We’ve got just a few more days before it’s time to put on the New Year’s Eve dancing shoes and break open the champagne. So what’s U.S. Secretary of Education Arne Duncan predicting for next year?
- More than 60,000 additional children will enroll in high-quality early learning. (I think he’s hoping for good results from the administration’s new Preschool Development Grant program and other initiatives.)
- Six hundred new commitments by colleges, organizations, and companies will help thousands more students prepare for and graduate from college. (Sounds like he’s putting a lot of stock in the White House’s recent higher education summit.)
- Ten million more students will have high-speed Internet access (That would mean a great success for the Obama administration’s E-rate initiative.)

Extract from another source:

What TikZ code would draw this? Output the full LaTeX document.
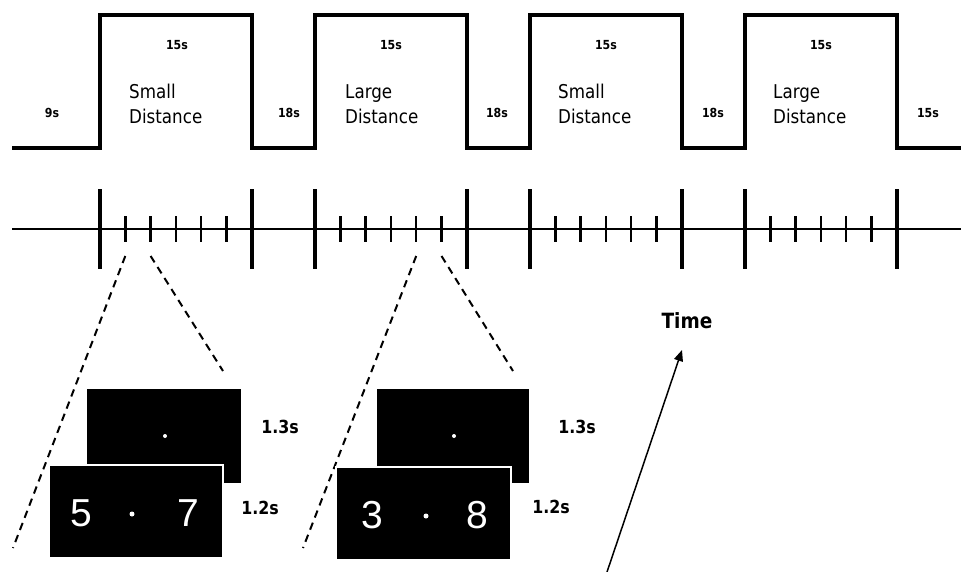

- America’s high school graduation rate will set a record—again. (Graduation rates were, indeed, at an all-time high this year, but it’s noteworthy that big achievement gaps remain. What’s more, the metric in question has only been required since 2008, and only uniformly used since 2012. Plus, grad rates went from 79 percent to 80 percent, hardly a dramatic jump. Still, a record’s a record.)
Not on Duncan’s list? A reauthorization of the No Child Left Behind Act, a top priority for both U.S. Rep. John Kline, R-Minn., the chairman of the House education committee, and Sen. Lamar Alexander, R-Tenn., the incoming chairman of the Senate education panel.
That omission puts Duncan pretty much in line with the majority of education insiders surveyed by Whiteboard Advisors, a government-relations organization in Washington. On the most recent poll conducted by the group, just 40 percent of insiders expected to see NCLB renewal in 2015.
What are your edu-predictions for 2015?